Code that draws figures:
* begin *

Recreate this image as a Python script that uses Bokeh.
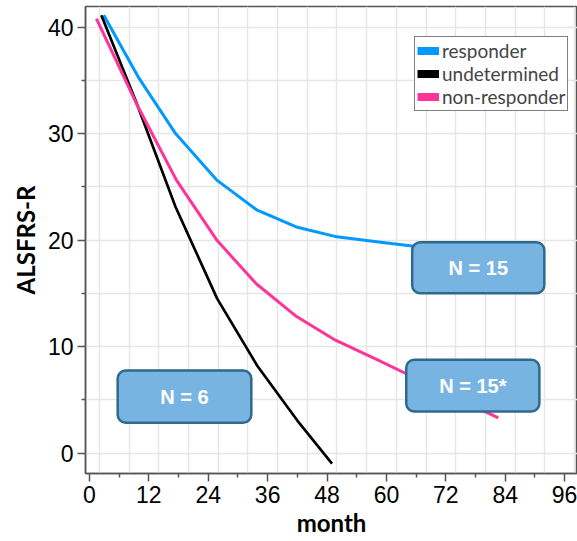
from bokeh.plotting import figure
from bokeh.models import Range1d, FixedTicker, Legend, LegendItem, BoxAnnotation, Label
from bokeh.embed import file_html
from bokeh.resources import INLINE

# ---- data ----
series_names = ["responder", "undetermined", "non-responder"]
series_colors = ["#0099FF", "#000000", "#FF3399"]

months_responder = [2.9, 10.0, 17.4, 25.8, 33.9, 42.0, 50.0, 58.0, 66.0, 74.0]
alsfrs_responder = [41.1, 35.2, 30.0, 25.6, 22.8, 21.2, 20.3, 19.85, 19.4, 19.0]

months_undetermined = [2.4, 9.5, 17.4, 25.8, 33.9, 42.0, 49.0]
alsfrs_undetermined = [41.1, 32.9, 23.1, 14.5, 8.2, 3.05, -1.0]

months_nonresponder = [1.4, 9.5, 17.6, 25.8, 33.7, 41.6, 49.7, 58.0, 66.0, 74.0, 82.6]
alsfrs_nonresponder = [40.8, 32.8, 25.6, 19.95, 15.9, 12.9, 10.6, 8.8, 7.0, 5.2, 3.3]

x_tick_values = [0, 12, 24, 36, 48, 60, 72, 84, 96]
y_tick_values = [0, 10, 20, 30, 40]
group_labels = ["N = 15", "N = 6", "N = 15*"]

TICK_FONT = "Liberation Sans"
LABEL_FONT = "Lato"

p = figure(width=577, height=541, output_backend="svg", toolbar_location=None,
           x_range=Range1d(-0.8, 98.6), y_range=Range1d(-1.92, 41.93),
           min_border_left=85, min_border_right=0, min_border_top=6, min_border_bottom=68)
p.background_fill_color = "white"
p.border_fill_color = "white"
p.outline_line_color = "#555555"
p.outline_line_width = 1.5

# axes
p.xaxis.ticker = FixedTicker(ticks=x_tick_values,
                             minor_ticks=[t + 6 for t in x_tick_values[:-1]])
p.yaxis.ticker = FixedTicker(ticks=y_tick_values,
                             minor_ticks=[t + 5 for t in y_tick_values[:-1]])
for ax in (p.xaxis[0], p.yaxis[0]):
    ax.axis_line_color = "#555555"
    ax.axis_line_width = 1.5
    ax.major_tick_line_color = "#555555"
    ax.minor_tick_line_color = "#555555"
    ax.major_tick_line_width = 1.5
    ax.minor_tick_line_width = 1.5
    ax.major_tick_out = 8
    ax.major_tick_in = 0
    ax.minor_tick_out = 4
    ax.minor_tick_in = 0
    ax.major_label_text_font = TICK_FONT
    ax.major_label_text_font_size = "23px"
    ax.major_label_text_color = "black"
    ax.axis_label_text_font = LABEL_FONT
    ax.axis_label_text_font_style = "bold"
    ax.axis_label_text_font_size = "24px"
    ax.axis_label_text_color = "black"
p.xaxis.axis_label = "month"
p.yaxis.axis_label = "ALSFRS-R"
p.xaxis.major_label_standoff = 4
p.yaxis.major_label_standoff = 4
p.xaxis.axis_label_standoff = 2
p.yaxis.axis_label_standoff = 5

# grid (offset vertical grid as in the reference)
p.xgrid.ticker = FixedTicker(ticks=[2 + 6 * k for k in range(17)])
p.ygrid.ticker = FixedTicker(ticks=[5 * k for k in range(9)])
for g in (p.xgrid[0], p.ygrid[0]):
    g.grid_line_color = "#e6e6e6"
    g.grid_line_width = 1.5

# lines
p.line(months_responder, alsfrs_responder, line_color=series_colors[0], line_width=3)
p.line(months_undetermined, alsfrs_undetermined, line_color=series_colors[1], line_width=2.7)
p.line(months_nonresponder, alsfrs_nonresponder, line_color=series_colors[2], line_width=3)

# legend swatches (thick bars); NaN placeholder so nothing is drawn in the plot area
nan = float("nan")
swatches = [p.line(x=[nan], y=[nan], line_color=c, line_width=8) for c in series_colors]
legend = Legend(items=[LegendItem(label=n, renderers=[s]) for n, s in zip(series_names, swatches)],
                location=(329, 362), glyph_width=22, glyph_height=21, label_height=21,
                spacing=0, padding=2, margin=0, label_standoff=3,
                border_line_color="black", border_line_width=1,
                background_fill_color="white", background_fill_alpha=1,
                label_text_font=LABEL_FONT, label_text_font_size="19px")
p.add_layout(legend)

# N boxes
box_style = dict(fill_color="#78B4E2", fill_alpha=1, line_color="#2D6A8C",
                 line_alpha=1, line_width=2.5, border_radius=8)
boxes = [
    dict(left=65.2, right=91.9, top=19.79, bottom=15.0),
    dict(left=5.7, right=32.7, top=7.75, bottom=2.84),
    dict(left=64.0, right=90.9, top=8.75, bottom=3.9),
]
for b, txt in zip(boxes, group_labels):
    p.add_layout(BoxAnnotation(**b, **box_style))
    p.add_layout(Label(x=(b["left"] + b["right"]) / 2, y=(b["top"] + b["bottom"]) / 2,
                       text=txt, text_align="center", text_baseline="middle",
                       text_color="white", text_font=TICK_FONT, text_font_style="bold",
                       text_font_size="20px"))

open("out.html", "w").write(file_html(p, INLINE))
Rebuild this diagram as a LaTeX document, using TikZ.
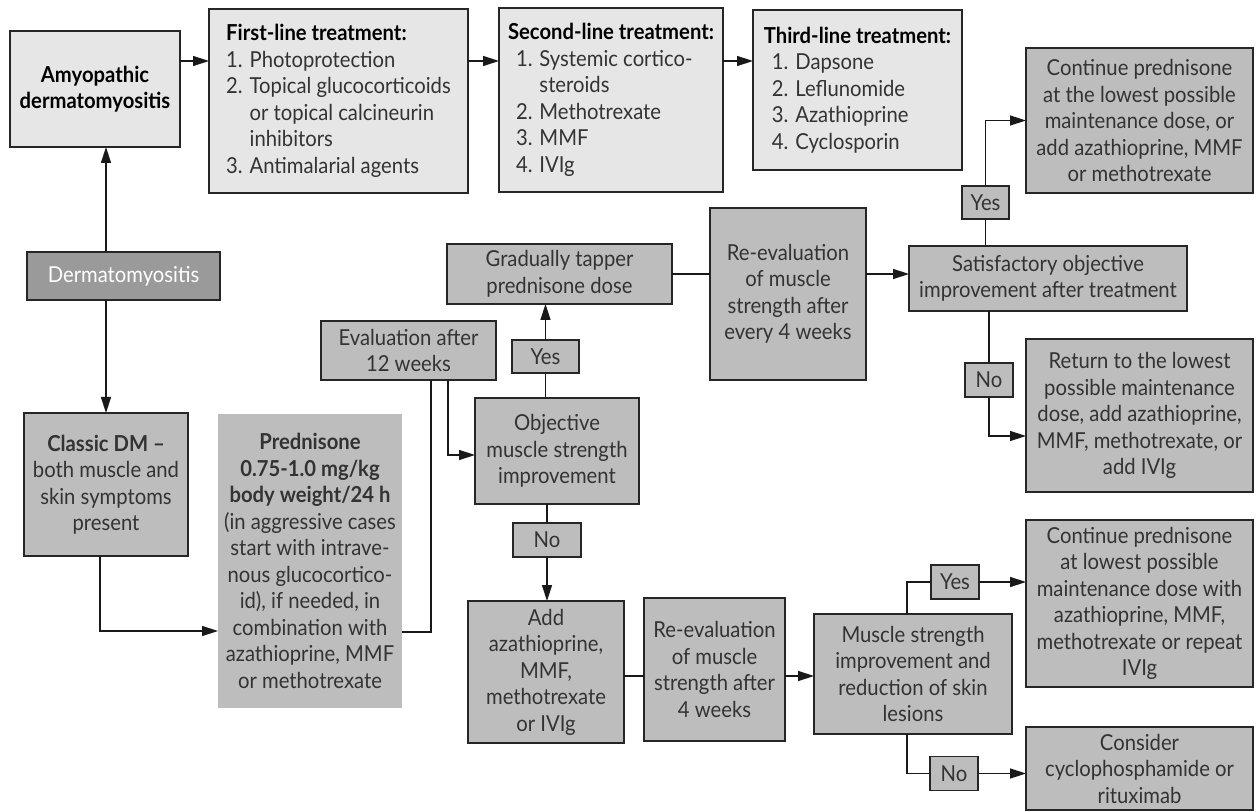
\documentclass[tikz,border=0pt]{standalone}
\usepackage{fontspec}
\setmainfont{Lato}[FakeStretch=0.92]
\usetikzlibrary{arrows.meta, calc}
\definecolor{lightfill}{HTML}{E6E6E6}
\definecolor{midfill}{HTML}{BDBDBD}
\definecolor{darkfill}{HTML}{9A9A9A}
\definecolor{ink}{HTML}{333333}

\begin{document}
\begin{tikzpicture}[x=0.5pt, y=-0.5pt,
box/.style={draw=black!85, line width=0.75pt, fill=midfill, text=ink, align=center, inner sep=0pt, outer sep=0pt, font=\fontsize{11}{13.25}\selectfont},
pale/.style={box, fill=lightfill},
wh/.style 2 args={minimum width=#1*0.5pt, minimum height=#2*0.5pt},
arr/.style={-{Triangle[length=8pt, width=5pt]}, line width=0.7pt, draw=black!90},
link/.style={line width=0.7pt, draw=black!90}]
\useasboundingbox (0,0) rectangle (1258,812);

% top row
\node [pale, wh={170}{116}, text=black] (amyo) at (95,89) {\textbf{Amyopathic}\\\textbf{dermatomyositis}};
\node [pale, wh={259}{184}, align=left] (first) at (338.5,101) {\textcolor{black}{\textbf{First-line treatment:}}\\1. Photoprotection\\2. Topical glucocorticoids\\\phantom{2. }or topical calcineurin\\\phantom{2. }inhibitors\\3. Antimalarial agents};
\node [pale, wh={224}{184}, align=left] (second) at (611,100) {\textcolor{black}{\textbf{Second-line treatment:}}\\\hspace*{4pt}1. Systemic cortico-\\\hspace*{4pt}\phantom{1. }steroids\\\hspace*{4pt}2. Methotrexate\\\hspace*{4pt}3. MMF\\\hspace*{4pt}4. IVIg};
\node [pale, wh={209}{160}, align=left] (third) at (857.5,90) {\textcolor{black}{\textbf{Third-line treatment:}}\\\hspace*{4pt}1. Dapsone\\\hspace*{4pt}2. Leflunomide\\\hspace*{4pt}3. Azathioprine\\\hspace*{4pt}4. Cyclosporin};

% left column
\node [box, wh={193}{48}, fill=darkfill, text=white] (derm) at (123.5,276) {Dermatomyositis};
\node [box, wh={164}{143}] (classic) at (106,484.5) {\textbf{Classic DM –}\\both muscle and\\skin symptoms\\present};
\node [box, wh={184}{294}, draw=none] (pred) at (310,561) {\textbf{Prednisone}\\\textbf{0.75-1.0 mg/kg}\\\textbf{body weight/24 h}\\(in aggressive cases\\start with intrave-\\nous glucocortico-\\id), if needed, in\\combination with\\azathioprine, MMF\\or methotrexate};

% middle
\node [box, wh={175}{59}] (eval) at (408.5,350.5) {Evaluation after\\12 weeks};
\node [box, wh={225}{60}] (grad) at (559.5,274) {Gradually tapper\\prednisone dose};
\node [box, wh={67}{33}] (yes1) at (545.5,356.5) {Yes};
\node [box, wh={164}{106}] (obj) at (557,451) {Objective\\muscle strength\\improvement};
\node [box, wh={68}{34}] (no1) at (547,540) {No};
\node [box, wh={156}{142}] (add) at (546,672) {Add\\azathioprine,\\MMF,\\methotrexate\\or IVIg};
\node [box, wh={141}{143}] (reeval2) at (714.5,669.5) {Re-evaluation\\of muscle\\strength after\\4 weeks};
\node [box, wh={156}{172}] (reeval1) at (788,294) {Re-evaluation\\of muscle\\strength after\\every 4 weeks};

% right
\node [box, wh={278}{65}] (sat) at (1048,278.5) {Satisfactory objective\\improvement after treatment};
\node [box, wh={47}{33}] (yes2) at (985.5,202.5) {Yes};
\node [box, wh={227}{145}] (cont1) at (1139.5,120.5) {Continue prednisone\\at the lowest possible\\maintenance dose, or\\add azathioprine, MMF\\or methotrexate};
\node [box, wh={48}{34}] (no2) at (989,380) {No};
\node [box, wh={227}{153}] (ret) at (1139.5,415.5) {Return to the lowest\\possible maintenance\\dose, add azathioprine,\\MMF, methotrexate, or\\add IVIg};
\node [box, wh={198}{120}] (muscle) at (913,674) {Muscle strength\\improvement and\\reduction of skin\\lesions};
\node [box, wh={48}{34}] (yes3) at (955,582) {Yes};
\node [box, wh={227}{167}] (cont2) at (1139.5,603.5) {Continue prednisone\\at lowest possible\\maintenance dose with\\azathioprine, MMF,\\methotrexate or repeat\\IVIg};
\node [box, wh={48}{34}] (no3) at (954,773.5) {No};
\node [box, wh={227}{83}] (consider) at (1139.5,768.5) {Consider\\cyclophosphamide or\\rituximab};

% connectors
\coordinate (toprow) at (0,61);
\coordinate (lowrow) at (0,676);
\draw[arr] (amyo.east |- toprow) -- (first.west |- toprow);
\draw[arr] (first.east |- toprow) -- (second.west |- toprow);
\draw[arr] (second.east |- toprow) -- (third.west |- toprow);
\draw[arr] (derm.north -| classic.north) -- (amyo.south -| classic.north);
\draw[arr] (derm.south -| classic.north) -- (classic.north);
\draw[arr] ([xshift=-3pt]classic.south) |- ([yshift=-35pt]pred.west);
\draw[link] ([yshift=-35.5pt]pred.east) -| ([xshift=11.25pt]eval.south);
\draw[arr] ([xshift=19.75pt]eval.south) |- ([yshift=-2pt]obj.west);
\draw[link] (yes1.south) -- (yes1.south |- obj.north);
\draw[arr] (yes1.north) -- (yes1.north |- grad.south);
\draw[link] (no1.north) -- (no1.north |- obj.south);
\draw[arr] (no1.south) -- (no1.south |- add.north);
\draw[link] (grad.east) -- (grad.east -| reeval1.west);
\draw[arr] (reeval1.east |- grad.east) -- (sat.west |- grad.east);
\draw[link] (sat.north -| yes2.south) -- (yes2.south);
\draw[arr] (yes2.north) |- (cont1.west);
\draw[link] (sat.south -| no2.north) -- (no2.north);
\draw[arr] (no2.south) |- ([yshift=-10.25pt]ret.west);
\draw[link] (add.east |- lowrow) -- (reeval2.west |- lowrow);
\draw[arr] (reeval2.east |- lowrow) -- (muscle.west |- lowrow);
\draw[link] ([xshift=-3pt]muscle.north) |- (yes3.west);
\draw[arr] (yes3.east) -- (yes3.east -| cont2.west);
\draw[link] ([xshift=-3pt]muscle.south) |- (no3.west);
\draw[arr] (no3.east) -- (no3.east -| consider.west);
\end{tikzpicture}
\end{document}
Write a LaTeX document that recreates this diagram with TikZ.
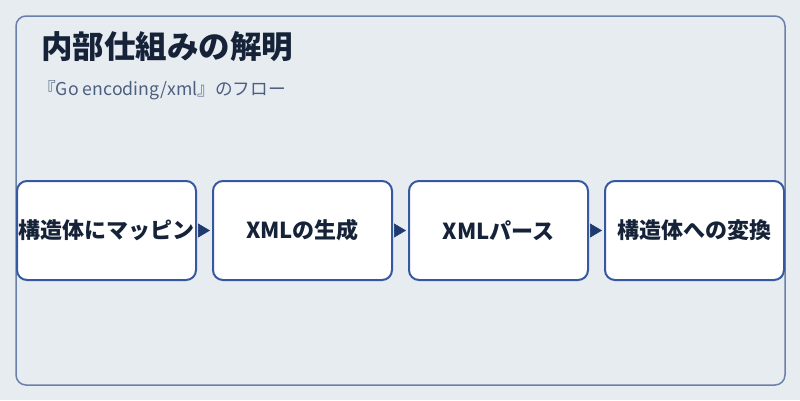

* end *

WORK REQUIRED – Pull out each line of the records holding the string "LaTeX".

ANSWER IN FULL –
Rebuild this diagram as a LaTeX document, using TikZ.
Write a LaTeX document that recreates this diagram with TikZ.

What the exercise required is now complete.